**SHORT PROBLEM:**
Below is a listing. Return the lines from the one that contains "Write a Python" to the one that contains "return 1 - Y / H", both ends included, verbatim and with no pictures.
------------------------
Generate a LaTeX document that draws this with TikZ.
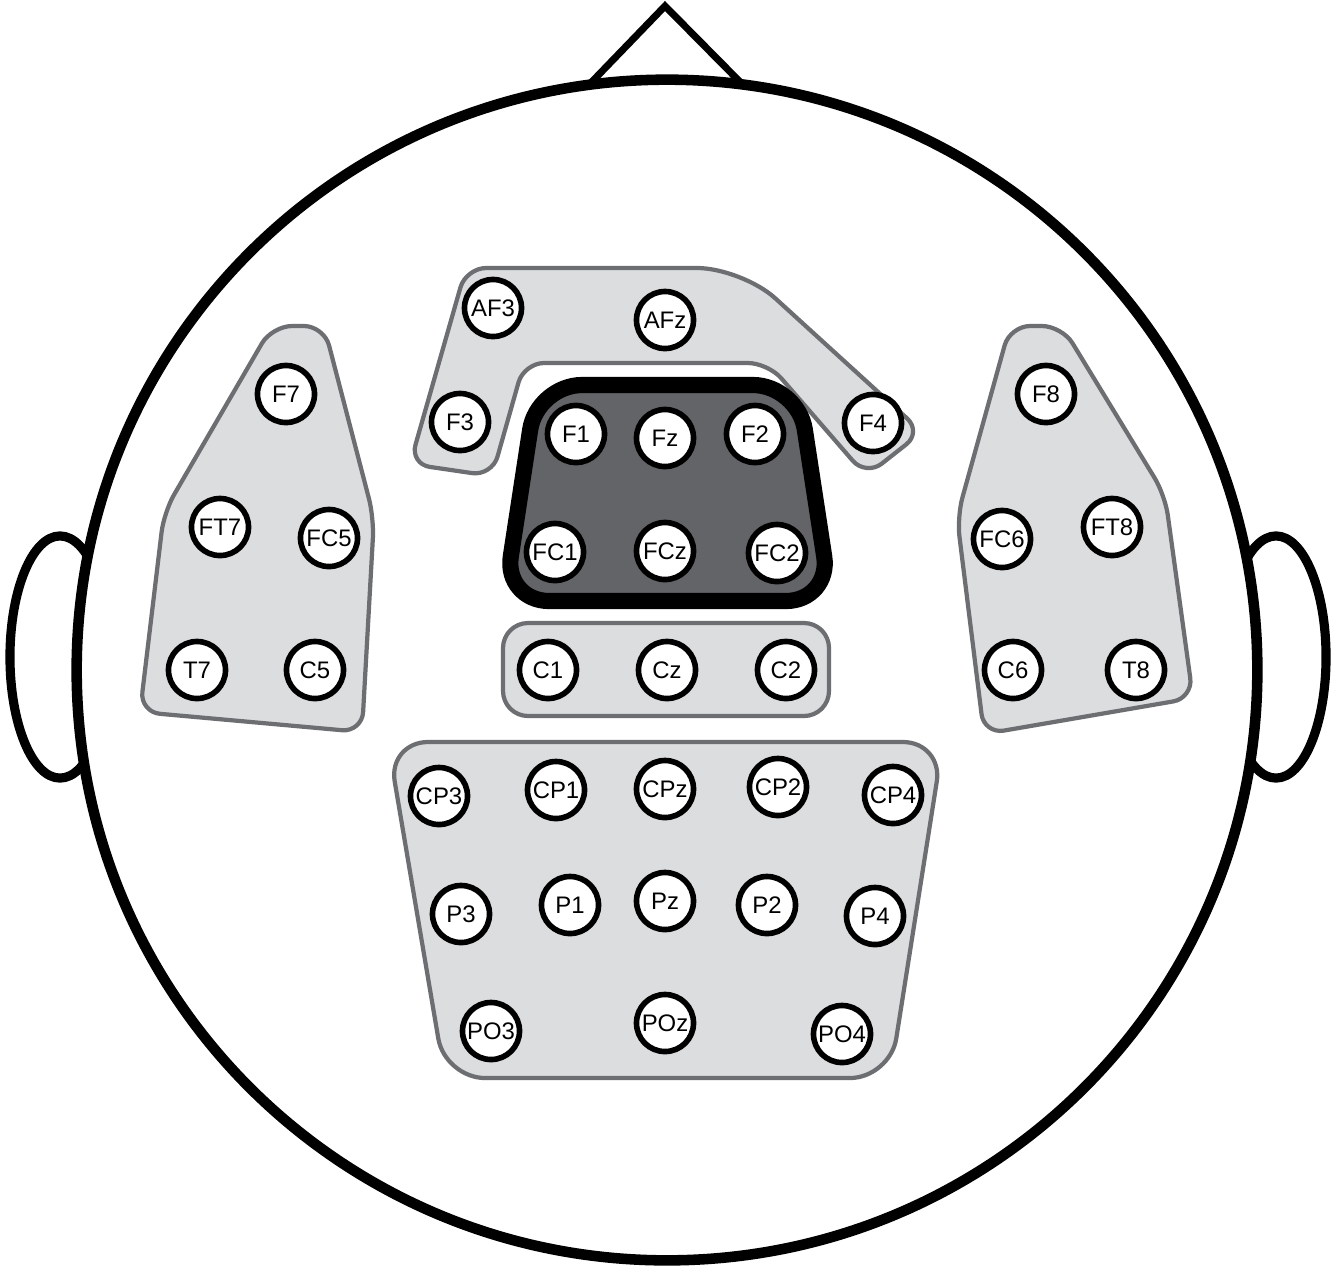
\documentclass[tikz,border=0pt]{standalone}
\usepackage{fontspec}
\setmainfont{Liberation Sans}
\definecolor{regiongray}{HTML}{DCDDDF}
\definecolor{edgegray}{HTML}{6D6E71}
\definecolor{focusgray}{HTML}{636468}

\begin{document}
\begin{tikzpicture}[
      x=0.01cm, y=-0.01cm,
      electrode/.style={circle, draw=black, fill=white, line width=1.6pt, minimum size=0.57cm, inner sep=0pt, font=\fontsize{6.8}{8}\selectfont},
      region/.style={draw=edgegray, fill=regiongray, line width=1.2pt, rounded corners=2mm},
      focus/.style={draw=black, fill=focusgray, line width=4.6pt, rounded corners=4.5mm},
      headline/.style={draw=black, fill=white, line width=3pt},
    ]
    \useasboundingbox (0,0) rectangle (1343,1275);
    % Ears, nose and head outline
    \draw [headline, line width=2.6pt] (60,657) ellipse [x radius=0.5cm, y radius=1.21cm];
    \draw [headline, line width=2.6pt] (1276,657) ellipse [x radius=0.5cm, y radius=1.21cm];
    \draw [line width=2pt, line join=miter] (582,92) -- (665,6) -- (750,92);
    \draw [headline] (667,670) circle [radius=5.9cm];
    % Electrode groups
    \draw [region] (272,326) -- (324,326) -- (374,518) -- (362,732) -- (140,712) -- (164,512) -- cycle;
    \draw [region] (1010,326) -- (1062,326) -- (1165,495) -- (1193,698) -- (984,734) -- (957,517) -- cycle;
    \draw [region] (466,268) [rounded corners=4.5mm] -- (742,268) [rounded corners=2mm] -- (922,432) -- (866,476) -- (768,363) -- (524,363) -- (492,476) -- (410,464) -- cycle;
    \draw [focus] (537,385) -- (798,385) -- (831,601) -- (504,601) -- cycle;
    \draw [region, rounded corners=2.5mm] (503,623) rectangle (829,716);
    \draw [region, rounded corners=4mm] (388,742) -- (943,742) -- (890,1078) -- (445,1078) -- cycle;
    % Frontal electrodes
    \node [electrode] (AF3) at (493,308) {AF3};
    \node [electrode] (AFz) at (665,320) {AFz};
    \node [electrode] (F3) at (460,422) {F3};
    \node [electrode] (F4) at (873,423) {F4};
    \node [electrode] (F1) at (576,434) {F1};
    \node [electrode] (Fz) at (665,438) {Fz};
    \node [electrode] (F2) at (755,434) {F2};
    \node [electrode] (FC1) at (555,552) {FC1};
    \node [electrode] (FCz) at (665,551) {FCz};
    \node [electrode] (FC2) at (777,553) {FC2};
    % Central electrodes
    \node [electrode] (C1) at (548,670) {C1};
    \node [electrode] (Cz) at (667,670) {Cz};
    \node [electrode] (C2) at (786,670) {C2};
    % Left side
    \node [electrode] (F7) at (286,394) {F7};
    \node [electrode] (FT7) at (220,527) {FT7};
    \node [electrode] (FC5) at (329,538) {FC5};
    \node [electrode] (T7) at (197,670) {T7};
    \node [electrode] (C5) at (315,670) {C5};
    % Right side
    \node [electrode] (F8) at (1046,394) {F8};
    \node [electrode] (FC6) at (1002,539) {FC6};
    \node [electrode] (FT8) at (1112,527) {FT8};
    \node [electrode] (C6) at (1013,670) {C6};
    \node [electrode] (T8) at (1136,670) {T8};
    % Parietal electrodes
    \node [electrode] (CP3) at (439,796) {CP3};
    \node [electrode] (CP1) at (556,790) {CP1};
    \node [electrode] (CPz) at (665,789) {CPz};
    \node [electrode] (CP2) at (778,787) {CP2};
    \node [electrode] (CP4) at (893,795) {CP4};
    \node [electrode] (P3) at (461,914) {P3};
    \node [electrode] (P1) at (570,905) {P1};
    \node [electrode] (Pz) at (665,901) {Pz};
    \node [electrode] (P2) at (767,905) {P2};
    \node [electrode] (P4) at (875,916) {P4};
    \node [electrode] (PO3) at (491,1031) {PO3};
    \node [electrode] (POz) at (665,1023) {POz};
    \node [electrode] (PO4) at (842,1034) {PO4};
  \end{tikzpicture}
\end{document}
------------------------
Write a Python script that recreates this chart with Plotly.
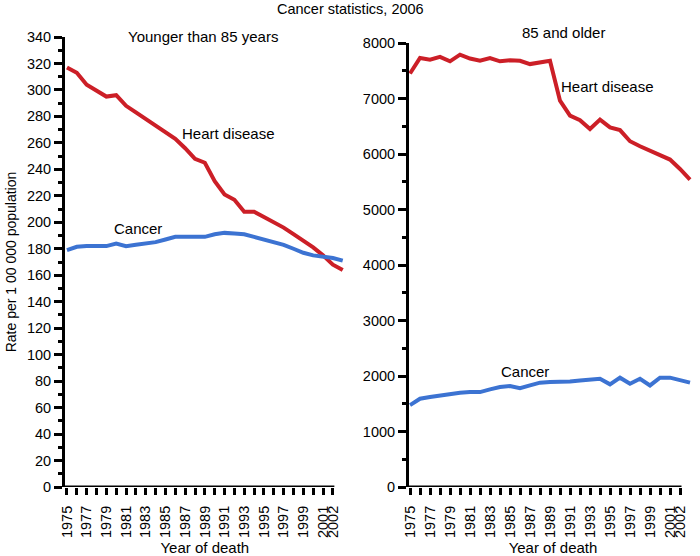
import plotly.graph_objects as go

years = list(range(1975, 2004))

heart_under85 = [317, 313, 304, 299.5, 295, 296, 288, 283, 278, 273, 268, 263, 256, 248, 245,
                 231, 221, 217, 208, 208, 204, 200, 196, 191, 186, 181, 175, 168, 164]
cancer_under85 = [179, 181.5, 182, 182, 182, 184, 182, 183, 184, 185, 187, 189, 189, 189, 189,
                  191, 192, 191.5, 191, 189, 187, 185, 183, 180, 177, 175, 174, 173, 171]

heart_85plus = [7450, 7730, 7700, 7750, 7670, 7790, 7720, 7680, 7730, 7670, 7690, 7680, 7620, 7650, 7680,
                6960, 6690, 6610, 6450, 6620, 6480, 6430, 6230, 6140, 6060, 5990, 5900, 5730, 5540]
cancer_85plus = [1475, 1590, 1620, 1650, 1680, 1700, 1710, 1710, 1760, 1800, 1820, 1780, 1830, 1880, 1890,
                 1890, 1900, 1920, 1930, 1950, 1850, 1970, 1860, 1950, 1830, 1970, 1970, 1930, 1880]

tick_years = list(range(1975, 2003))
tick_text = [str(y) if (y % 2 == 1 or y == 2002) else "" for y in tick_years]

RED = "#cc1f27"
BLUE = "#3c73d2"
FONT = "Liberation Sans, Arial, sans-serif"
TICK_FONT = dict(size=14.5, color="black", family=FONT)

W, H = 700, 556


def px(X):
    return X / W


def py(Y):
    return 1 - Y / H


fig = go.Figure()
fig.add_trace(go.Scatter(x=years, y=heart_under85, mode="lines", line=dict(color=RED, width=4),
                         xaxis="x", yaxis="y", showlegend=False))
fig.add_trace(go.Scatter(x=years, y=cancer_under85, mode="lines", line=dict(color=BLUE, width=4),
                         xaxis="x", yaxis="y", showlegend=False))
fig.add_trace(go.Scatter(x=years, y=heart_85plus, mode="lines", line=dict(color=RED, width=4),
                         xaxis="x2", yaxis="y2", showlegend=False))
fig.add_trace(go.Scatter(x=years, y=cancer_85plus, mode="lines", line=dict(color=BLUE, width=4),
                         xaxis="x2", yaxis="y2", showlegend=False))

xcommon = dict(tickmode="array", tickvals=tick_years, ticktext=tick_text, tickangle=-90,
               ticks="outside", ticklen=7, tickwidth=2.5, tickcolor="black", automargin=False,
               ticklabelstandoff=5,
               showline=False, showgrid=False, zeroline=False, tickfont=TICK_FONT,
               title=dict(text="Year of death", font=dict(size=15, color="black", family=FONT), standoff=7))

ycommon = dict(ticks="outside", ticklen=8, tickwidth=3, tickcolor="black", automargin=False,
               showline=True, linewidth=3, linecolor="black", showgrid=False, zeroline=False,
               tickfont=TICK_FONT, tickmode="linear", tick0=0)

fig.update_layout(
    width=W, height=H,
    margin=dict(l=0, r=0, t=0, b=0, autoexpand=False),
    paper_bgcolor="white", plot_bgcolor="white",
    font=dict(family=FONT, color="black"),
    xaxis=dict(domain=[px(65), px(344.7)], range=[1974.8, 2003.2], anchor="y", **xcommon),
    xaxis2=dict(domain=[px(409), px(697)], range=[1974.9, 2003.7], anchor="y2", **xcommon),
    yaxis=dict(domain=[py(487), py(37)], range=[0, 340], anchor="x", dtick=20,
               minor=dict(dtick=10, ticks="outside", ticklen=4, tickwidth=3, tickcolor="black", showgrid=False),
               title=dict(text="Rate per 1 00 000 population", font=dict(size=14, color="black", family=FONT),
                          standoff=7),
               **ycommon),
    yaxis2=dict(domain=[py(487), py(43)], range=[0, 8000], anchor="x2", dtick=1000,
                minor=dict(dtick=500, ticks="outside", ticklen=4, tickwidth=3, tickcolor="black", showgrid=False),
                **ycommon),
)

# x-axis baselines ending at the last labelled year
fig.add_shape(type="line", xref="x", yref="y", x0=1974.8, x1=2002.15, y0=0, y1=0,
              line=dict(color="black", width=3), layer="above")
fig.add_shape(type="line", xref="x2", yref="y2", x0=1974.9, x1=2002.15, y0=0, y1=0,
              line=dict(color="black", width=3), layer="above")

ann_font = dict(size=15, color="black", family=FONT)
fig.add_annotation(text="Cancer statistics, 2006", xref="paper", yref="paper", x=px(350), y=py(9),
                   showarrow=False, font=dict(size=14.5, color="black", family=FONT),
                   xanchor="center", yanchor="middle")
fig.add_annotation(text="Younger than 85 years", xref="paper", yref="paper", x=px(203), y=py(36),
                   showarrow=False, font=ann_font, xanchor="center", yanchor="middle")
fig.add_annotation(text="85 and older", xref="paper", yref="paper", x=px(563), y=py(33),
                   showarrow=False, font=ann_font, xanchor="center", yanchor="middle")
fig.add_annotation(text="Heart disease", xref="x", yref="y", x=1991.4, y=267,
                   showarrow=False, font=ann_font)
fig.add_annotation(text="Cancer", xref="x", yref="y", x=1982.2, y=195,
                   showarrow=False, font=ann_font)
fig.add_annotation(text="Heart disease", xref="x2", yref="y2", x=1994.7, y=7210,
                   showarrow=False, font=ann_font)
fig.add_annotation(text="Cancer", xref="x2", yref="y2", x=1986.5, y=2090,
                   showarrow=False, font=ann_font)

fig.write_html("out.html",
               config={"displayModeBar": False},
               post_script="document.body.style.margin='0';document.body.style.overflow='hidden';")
------------------------
**ANSWER BELOW:**
Write a Python script that recreates this chart with Plotly.
import plotly.graph_objects as go

years = list(range(1975, 2004))

heart_under85 = [317, 313, 304, 299.5, 295, 296, 288, 283, 278, 273, 268, 263, 256, 248, 245,
                 231, 221, 217, 208, 208, 204, 200, 196, 191, 186, 181, 175, 168, 164]
cancer_under85 = [179, 181.5, 182, 182, 182, 184, 182, 183, 184, 185, 187, 189, 189, 189, 189,
                  191, 192, 191.5, 191, 189, 187, 185, 183, 180, 177, 175, 174, 173, 171]

heart_85plus = [7450, 7730, 7700, 7750, 7670, 7790, 7720, 7680, 7730, 7670, 7690, 7680, 7620, 7650, 7680,
                6960, 6690, 6610, 6450, 6620, 6480, 6430, 6230, 6140, 6060, 5990, 5900, 5730, 5540]
cancer_85plus = [1475, 1590, 1620, 1650, 1680, 1700, 1710, 1710, 1760, 1800, 1820, 1780, 1830, 1880, 1890,
                 1890, 1900, 1920, 1930, 1950, 1850, 1970, 1860, 1950, 1830, 1970, 1970, 1930, 1880]

tick_years = list(range(1975, 2003))
tick_text = [str(y) if (y % 2 == 1 or y == 2002) else "" for y in tick_years]

RED = "#cc1f27"
BLUE = "#3c73d2"
FONT = "Liberation Sans, Arial, sans-serif"
TICK_FONT = dict(size=14.5, color="black", family=FONT)

W, H = 700, 556


def px(X):
    return X / W


def py(Y):
    return 1 - Y / H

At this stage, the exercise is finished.